Small-flower death camas

Scientific classification
- Kingdom: Plantae
- Clade: Tracheophytes
- Clade: Angiosperms
- Clade: Monocots
- Order: Liliales
- Family: Melanthiaceae
- Genus: Toxicoscordion
- Species: T. fontanum
- Binomial name: Toxicoscordion fontanum (Eastw.) Zomlefer & Judd
- Synonyms: Zigadenus fontanus Eastw.; Zygadenus fontanus Eastw., alternate spelling; Zigadenus micranthus var. fontanus (Eastw.) O.S. Walsh ex McNeal;

= Toxicoscordion fontanum =

- Genus: Toxicoscordion
- Species: fontanum
- Authority: (Eastw.) Zomlefer & Judd
- Synonyms: Zigadenus fontanus Eastw., Zygadenus fontanus Eastw., alternate spelling, Zigadenus micranthus var. fontanus (Eastw.) O.S. Walsh ex McNeal

Species of plant

Toxicoscordion fontanum, common name small-flower death camas, is a rare plant species known only from serpentine marshes in California. It is found primarily in the Coast Ranges from Mendocino County to San Luis Obispo County, with an additional report of an isolated population in the Sierra Nevada foothills in Kern County east of Bakersfield.

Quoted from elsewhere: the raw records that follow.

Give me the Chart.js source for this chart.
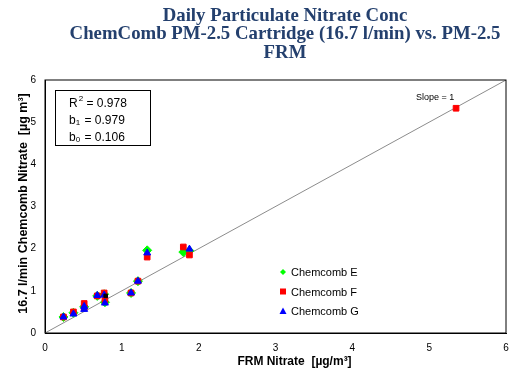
<!DOCTYPE html>
<html lang="en">
<head>
    <meta charset="UTF-8">
    <title>Daily Particulate Nitrate Conc</title>
    <script src="https://cdn.jsdelivr.net/npm/chart.js"></script>
    <style>
        body { margin: 0; background: #fff; }
        #chart-container { width: 515px; height: 374px; }
    </style>
</head>
<body>
    <div id="chart-container">
        <canvas id="nitrateChart"></canvas>
    </div>

    <script>
        // Title / labels
        const titleLines = ['Daily Particulate Nitrate Conc', 'ChemComb PM-2.5 Cartridge (16.7 l/min) vs. PM-2.5', 'FRM'];
        const xTitle = 'FRM Nitrate  [µg/m³]';
        const yTitle = '16.7 l/min Chemcomb Nitrate  [µg m³]';
        const statLines = [['R', '2', ' = 0.978'], ['b', '1', ' = 0.979'], ['b', '0', ' = 0.106']];
        const slopeLabel = 'Slope = 1';

        // FRM (x) vs Chemcomb (y)
        const chemcombE = [
            [0.24, 0.38], [0.37, 0.48], [0.51, 0.62], [0.68, 0.88], [0.77, 0.92], [0.78, 0.73],
            [1.12, 0.95], [1.21, 1.23], [1.33, 1.96], [1.80, 1.92], [1.88, 1.95]
        ];
        const chemcombF = [
            [0.24, 0.38], [0.37, 0.50], [0.51, 0.70], [0.51, 0.60], [0.68, 0.88], [0.77, 0.95],
            [0.78, 0.79], [1.12, 0.95], [1.21, 1.23], [1.33, 1.80], [1.80, 2.04], [1.88, 1.85], [5.35, 5.33]
        ];
        const chemcombG = [
            [0.24, 0.38], [0.37, 0.45], [0.51, 0.56], [0.51, 0.63], [0.68, 0.89], [0.77, 0.90],
            [0.78, 0.71], [1.12, 0.95], [1.21, 1.23], [1.33, 1.90], [1.88, 1.99]
        ];
        const extraPoint = [[0.79, 0.88]];
        const slopeLine = [[0, 0], [6, 6]];

        const toXY = arr => arr.map(p => ({ x: p[0], y: p[1] }));

        // draws titles, stats box, slope label and legend
        const decorations = {
            id: 'decorations',
            afterDraw(chart) {
                const c = chart.ctx;
                const area = chart.chartArea;
                c.save();

                // frame
                c.strokeStyle = '#000';
                c.lineWidth = 1;
                c.strokeRect(area.left, area.top, area.right - area.left, area.bottom - area.top);

                // main title
                c.fillStyle = '#24406e';
                c.font = 'bold 18.8px "Liberation Serif", "Times New Roman", serif';
                c.textAlign = 'center';
                c.textBaseline = 'middle';
                titleLines.forEach((t, i) => c.fillText(t, 285, 16 + i * 18.5));

                // axis titles
                c.fillStyle = '#000';
                c.font = 'bold 12px "Liberation Sans", Arial, sans-serif';
                c.fillText(xTitle, (area.left + area.right) / 2 + 19, 362);
                c.save();
                c.translate(24, (area.top + area.bottom) / 2 - 3);
                c.rotate(-Math.PI / 2);
                c.font = 'bold 12.5px "Liberation Sans", Arial, sans-serif';
                c.fillText(yTitle, 0, 0);
                c.restore();

                // stats box
                c.lineWidth = 1;
                c.strokeRect(55.5, 90.5, 95, 55);
                c.textAlign = 'left';
                c.textBaseline = 'alphabetic';
                statLines.forEach((s, i) => {
                    const y = 107 + i * 17;
                    let x = 69;
                    c.font = '12px "Liberation Sans", Arial, sans-serif';
                    c.fillText(s[0], x, y);
                    x += c.measureText(s[0]).width;
                    c.font = '8px "Liberation Sans", Arial, sans-serif';
                    if (s[1] === '2') c.fillText(s[1], x + 1, y - 6);
                    else c.fillText(s[1], x, y + 1);
                    x += c.measureText(s[1]).width + 1;
                    c.font = '12px "Liberation Sans", Arial, sans-serif';
                    c.fillText(s[2], x, y);
                });

                // slope label
                c.font = '9px "Liberation Sans", Arial, sans-serif';
                c.fillText(slopeLabel, 416, 100);

                // legend
                const items = chart.data.datasets.filter(d => d.inLegend);
                c.font = '11px "Liberation Sans", Arial, sans-serif';
                c.textBaseline = 'middle';
                items.forEach((d, i) => {
                    const y = 272 + i * 19.5;
                    const x = 283;
                    c.fillStyle = d.backgroundColor;
                    c.beginPath();
                    if (d.pointStyle === 'rectRot') {
                        c.moveTo(x, y - 3); c.lineTo(x + 3, y); c.lineTo(x, y + 3); c.lineTo(x - 3, y);
                    } else if (d.pointStyle === 'rect') {
                        c.rect(x - 3, y - 3, 6, 6);
                    } else {
                        c.moveTo(x, y - 3.5); c.lineTo(x + 3.5, y + 3); c.lineTo(x - 3.5, y + 3);
                    }
                    c.closePath();
                    c.fill();
                    c.fillStyle = '#000';
                    c.fillText(d.label, x + 8, y + 1);
                });
                c.restore();
            }
        };

        const ctx = document.getElementById('nitrateChart').getContext('2d');
        const nitrateChart = new Chart(ctx, {
            type: 'scatter',
            data: {
                datasets: [
                    {
                        type: 'line',
                        label: 'Slope',
                        data: toXY(slopeLine),
                        borderColor: '#8c8c8c',
                        borderWidth: 1,
                        pointRadius: 0,
                        fill: false,
                        order: 5
                    },
                    {
                        label: 'Chemcomb E',
                        inLegend: true,
                        data: toXY(chemcombE),
                        pointStyle: 'rectRot',
                        backgroundColor: '#00ff00',
                        borderColor: '#00ff00',
                        pointRadius: 4.5,
                        order: 4
                    },
                    {
                        label: 'Chemcomb F',
                        inLegend: true,
                        data: toXY(chemcombF),
                        pointStyle: 'rect',
                        backgroundColor: '#ff0000',
                        borderColor: '#ff0000',
                        pointRadius: 4,
                        order: 3
                    },
                    {
                        label: 'Chemcomb G',
                        inLegend: true,
                        data: toXY(chemcombG),
                        pointStyle: 'triangle',
                        backgroundColor: '#0000ff',
                        borderColor: '#0000ff',
                        pointRadius: 4,
                        order: 2
                    },
                    {
                        label: 'other',
                        data: toXY(extraPoint),
                        pointStyle: 'rect',
                        backgroundColor: '#000',
                        borderColor: '#000',
                        pointRadius: 2.5,
                        order: 1
                    }
                ]
            },
            options: {
                responsive: true,
                maintainAspectRatio: false,
                animation: false,
                layout: { padding: { top: 80, right: 9, left: 0, bottom: 0 } },
                plugins: {
                    legend: { display: false },
                    tooltip: { enabled: false }
                },
                scales: {
                    x: {
                        type: 'linear',
                        min: 0, max: 6,
                        afterFit: s => { s.height = 41; },
                        grid: { display: false, drawTicks: true, tickLength: 5, tickColor: '#000' },
                        border: { color: '#000', width: 1 },
                        ticks: { stepSize: 1, color: '#000', padding: 4, font: { family: '"Liberation Sans", Arial', size: 10 } }
                    },
                    y: {
                        min: 0, max: 6,
                        afterFit: s => { s.width = 45; },
                        grid: { display: false, drawTicks: true, tickLength: 5, tickColor: '#000' },
                        border: { color: '#000', width: 1 },
                        ticks: { stepSize: 1, color: '#000', padding: 4, font: { family: '"Liberation Sans", Arial', size: 10 } }
                    }
                }
            },
            plugins: [decorations]
        });
    </script>
</body>
</html>
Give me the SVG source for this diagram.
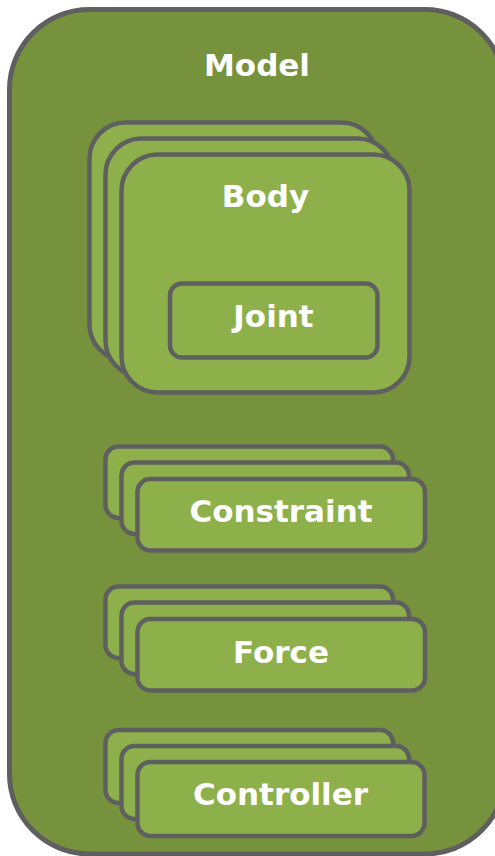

Toxicoscordion fontanum is a bulb-forming perennial herb. Bulbs are egg-shaped, up to 40 mm (1.6 inches) long, not clumped together. Inflorescences are paniculate, sometimes with as many as 100 flowers. Tepals are cream-colored, up to 12 mm (0.5 inches) long; filaments shorter than the tepals.

==Toxicity==

As with many other species formerly included in Zigadenus, this species is highly toxic and potentially lethal to humans and to livestock. Some people have eaten it confusing it with wild onion, Allium spp. Zigadenus, despite Toxicoscordion not having the characteristic onion scent associated with Allium spp.

==Ecology==

It is not unusual to find species that specialize in growing on serpentine soil. There are scattered pocket of this soil in various parts of California, Oregon, and elsewhere. Metamorphic rocks such as serpentinite are formed well below the earth's surface then carried upward by geologic activity. Soils made from such rocks tend to be low in nutrients such as nitrogen, potassium and phosphorus but high in nickel and chromium. Such conditions are toxic to most plants, but some species such as T. fontanum have evolved with adaptations allowing them to tolerate serpentine soils.